In the flagged_areas table, summary stats mean the following:

  • The "flag" or "yesno" indicators here are population weighted sums, so they show how many people from the analysis live in blockgroups that overlap with the given special type of area, such as non-attainment areas under the Clean Air Act.

  • The "number" indicators are counts for each site in the ejamit()$results_overall table, but here are summarized as what percent of residents overall in the analysis have AT LEAST ONE OR MORE of that type of site in the blockgroup they live in.

  • The "pctno" or % indicators are summarized as what % of the residents analyzed lack the critical service.

Details

This is the function that takes the doaggregate() results and calculates even more summary statistics, notably to characterize the distribution of indicator values across people and across sites, as percentile of analyzed people and percentile of analyzed sites, etc.

It can be expanded to provide other summary stats by adding those other formulas to this code.

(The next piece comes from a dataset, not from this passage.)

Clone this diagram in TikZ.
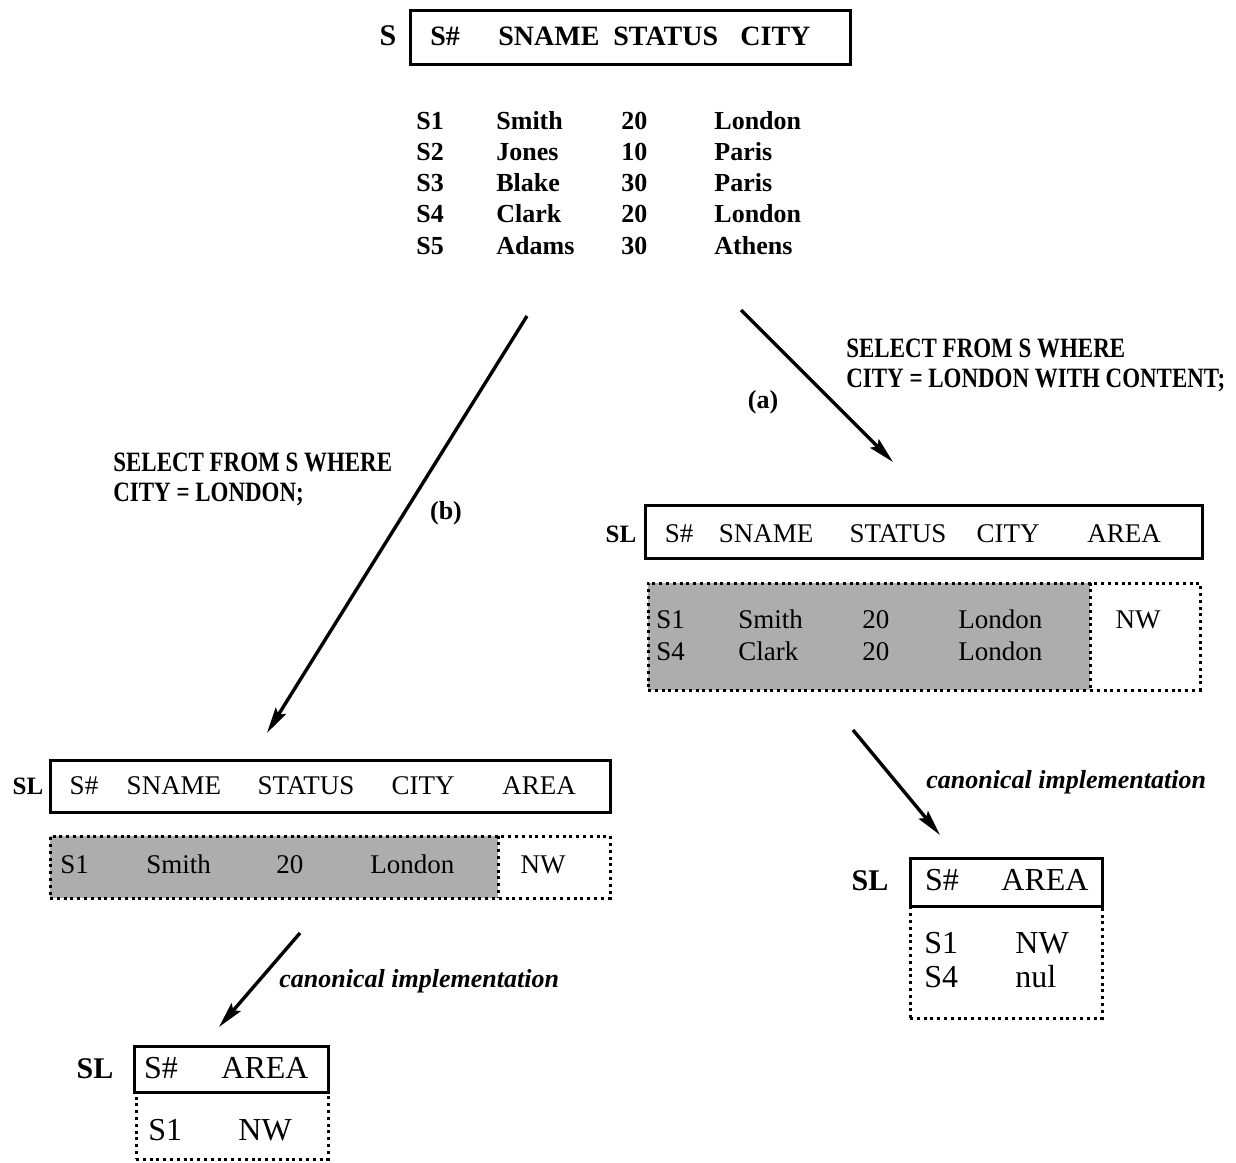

Note it can provide population-weighted summary stats only for the indicators found in popstats, which is fewer than those in sitestats, since doaggregate() or ejamit() did not provide various extra indicators in the very large results_bybg_people table. The parameter sitestats but not popstats has the ratios and pctiles (and US/State averages) of indicators, plus "bgid" "bgwt" and "valid" "invalid_msg" So this function cannot show, e.g., the median analyzed person's ratio of local score to US average, and cannot say the Demog. Index US percentile was at least X% of people nationwide among the top 10% of people analyzed.